Hard Processor System Technical Reference Manual: Agilex™ 5 SoCs

ID 814346
Date 7/19/2024
Public
Document Table of Contents

5.3.6.4.5.1. LUN Interleaving

The NAND controller supports LUN interleaving to achieve the highest possible performance by maximizing the activity on the bus device. For this, when an operation has been started on a particular LUN on a chip, the controller can target some other LUN to start a new operation (that is, LUN interleaving). To achieve this, the host makes use of the multithread support on the command engine in which each triggered command targets a different LUN. For example, if the host sends a Read n Pages command to LUN 0 in thread 0, it is recommended that the host send another command to a different LUN in a different thread, so that the controller can improve the performance of the system.

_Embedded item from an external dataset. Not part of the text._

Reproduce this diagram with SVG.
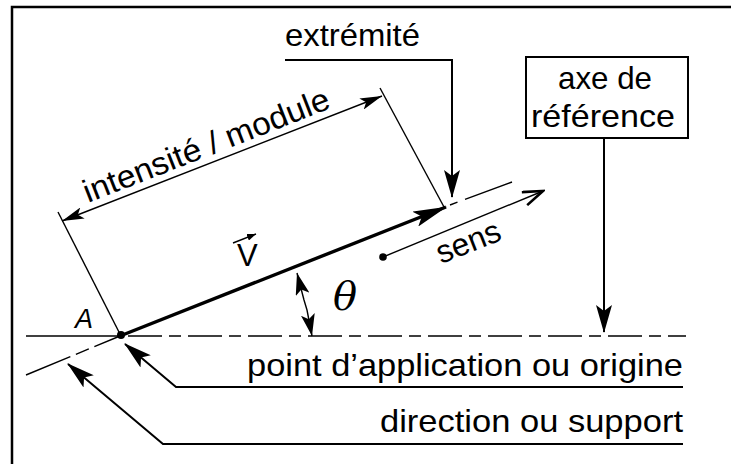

Figure 132. Thread-LUN Mapping in LUN Interleaving

The interleaving process is essentially handled in the command engine which looks at the next available free LUN to send a command to it. For example, when sending multiple command on different threads but targeting repeated LUNs, the engine handles the sending of the commands until the target LUN is free, but if any of the commands is targeted to a different LUN (a free one), the engine sends this command while waiting until the previous command in the busy LUN finishes. For example, if we have the following sequence of commands targeting a specific LUN: CMD0 to LUN0, CMD1 to LUN0, CMD2 to LUN1, CMD3 to LUN0 all of them in different threads, the engine sends CMD0 first to LUN0, then CMD2 to LUN1 which is free, and then continues sending CMD2 and CMD3 on LUN0 when this gets free.

Operations such as erase, copyback, or data transfer are naturally interleaved by the controller. That is, it is possible to have an erase on one LUN, copyback on the second, and a data transfer into the third for program/read operation. The controller also can handle read/write commands at the same time. The host may, if it chooses, send a data command to read from a particular LUN and may also send a data command to write to a different LUN. The controller also handles any restriction specified by ONFI related to read/write commands sent to the same device with multiple LUNs, but it is recommended that the host should not send parallel read and write data commands on different LUNs at the same time.

Note: It is possible to initiate a program operation when a read operation is ongoing in other LUN if the program_after_read bit in the lun_interleaved_cmd (0x041c) register is set by software.

These are the best scenarios to achieve best performance using interleaving:

  • Only read data commands from a different LUNs.
  • Only write data commands to a different LUNs.

It is recommended that each thread in the command engine binds to individual LUNs of the connected NAND Flash device, to ensure that the threads operate in parallel.

LUN interleaving functionality is based on the following registers:

  • lun_addr_offset (0x0420) register: The controller assumes that each LUN is a separate independent communication thread. The LUN selection is based on the target Flash row address. To address different LUNs in a device, the controller needs to know the targeted chip enable (only one supported) and the row address that is being targeted. This register informs the controller about the boundary index between LUN and block/page addresses. After reset, the default value in this register tells the controller to consider the device connected as a single LUN device.
  • lun_status_cmd (0x0418) register: NAND devices have different ways to read the status of individual LUNs when LUN interleaving operations are in progress. In the ONFI devices, the READ_STATUS_ENHANCED_CMD is used, where the device expects a 0x78 command for status reads for each of the LUNs. Alternatively, the 0xF1/0xF2 commands could be used to read the status of LUN 0/LUN 1. After reset, the controller sets this register to zero (defaulting to ONFI device — command code 0x78). Software can change the value in this register depending on the requirements of the device connected, if necessary.
  • lun_interleaved_cmd (0x041c) register: This register informs the controller what are the valid combinations of command during Multi-LUN operation on the device. The NAND device might have a variety of restrictions as far as LUN interleaved command combinations are concerned, so this register should be configured according to the capabilities of the device connected to the controller. The default values in this register were defined to work on ONFI devices.
  • long_polling (0x0408) and short_polling (0x040c) registers: During LUN interleaving, the ready/busy pin is not monitored by the controller, and instead it reads the status directly from the LUN. To get best performance from the controller, the host should carefully program these registers.
Note: The CMD DMA logic implements device status polling to figure out a device operation completion. Based on single- or multi-LUN operations, single-/multi-plane commands, appropriate read status commands are sent to the device from the controller. In certain rare traffic scenarios, the controller might send 1 or 2 extra status reads to device even if device status received by the controller was a COMPLETED one in the previous status read. This does not affect performance. Even though an extra status read is taking up device bus time, on the other hand, the internal state machine is saving several cycles of RAM-read and internal computation time in such a scenario. Thus overall performance is not affected.